Like many of the discussions here, this got me thinking. Could abundant oxygen production on the moon allow the use of simpler but less efficient life support systems?
I see a range of numbers, but a typical human breathing air exhales 4-5% CO2 and 15-16% O2. Since air is about 21% O2, this means that in a once-through scuba-type mode your oxygen efficiency would be about 25%. Assuming these figures would stay the same for pure O2 at reduced total pressure (i.e., same O2 partial pressure), you'd have to carry about 4x as much O2 as in a conventional rebreather-type life support system where the CO2, H2O and trace gases are scrubbed so the unbreathed O2 can be breathed again.
That's actually not bad considering how much you can get rid of: no CO2 absorption system, no water condenser/separator, no charcoal filter. Depending on the workload you might also be able to get rid of the cooling system too by relying on gas cooling supplemented by the heat of vaporization of LOX. (Gas cooling was the original plan for Apollo, but water cooling was added when studies showed that at very high workloads it would take less power to drive a water pump than a suit blower at the necessary speed.)
But it would require you to use a scuba-type mouthpiece or a small face mask to limit mixing between exhaled and inhaled air. If instead you simply purged the cabin continuously through a vent, assuming good ventilation keeping exhaled air thoroughly mixed in the cabin, your vent rate would depend on the maximum tolerable CO2 concentration. That appears to be about 1%, so to maintain that level you'd have to continuously vent CO2 as fast as its produced, and you'd have to vent roughly 99 times as much O2 along with it. (The actual figure is a bit better because CO2 has a higher molecular weight than O2.)

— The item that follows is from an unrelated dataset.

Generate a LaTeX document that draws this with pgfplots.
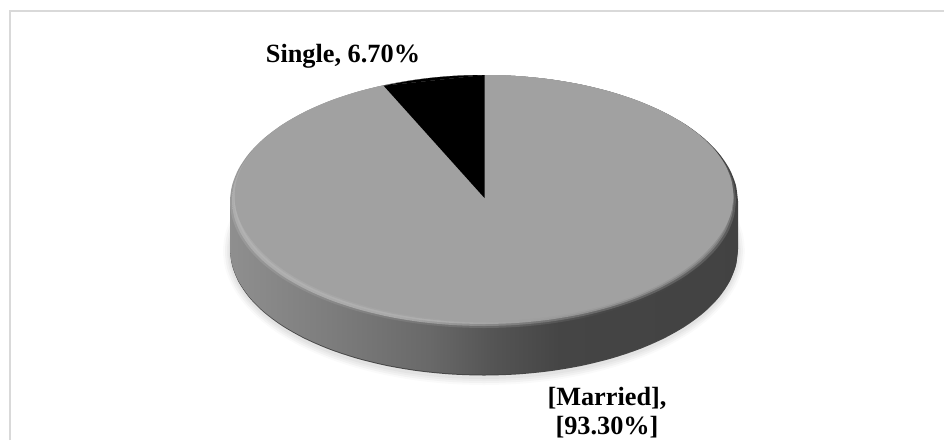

So if we take the oxygen efficiency of the conventional rebreather as 100%, the efficiency of a scuba system would be about 25% and that of a purged and vented cabin with ventilation would be about 1%. Still, if oxygen is truly plentiful -- and there's no reason to think that it wouldn't be on the moon -- this might be a worthwhile tradeoff to simplify the life support system, especially if it got rid of the need for other consumables that might not be as available. I know the ISS is now using a renewable CO2 scrubber, and I know that compact cooling systems that don't expend water are under development, but it would be even better if you could simply do without them.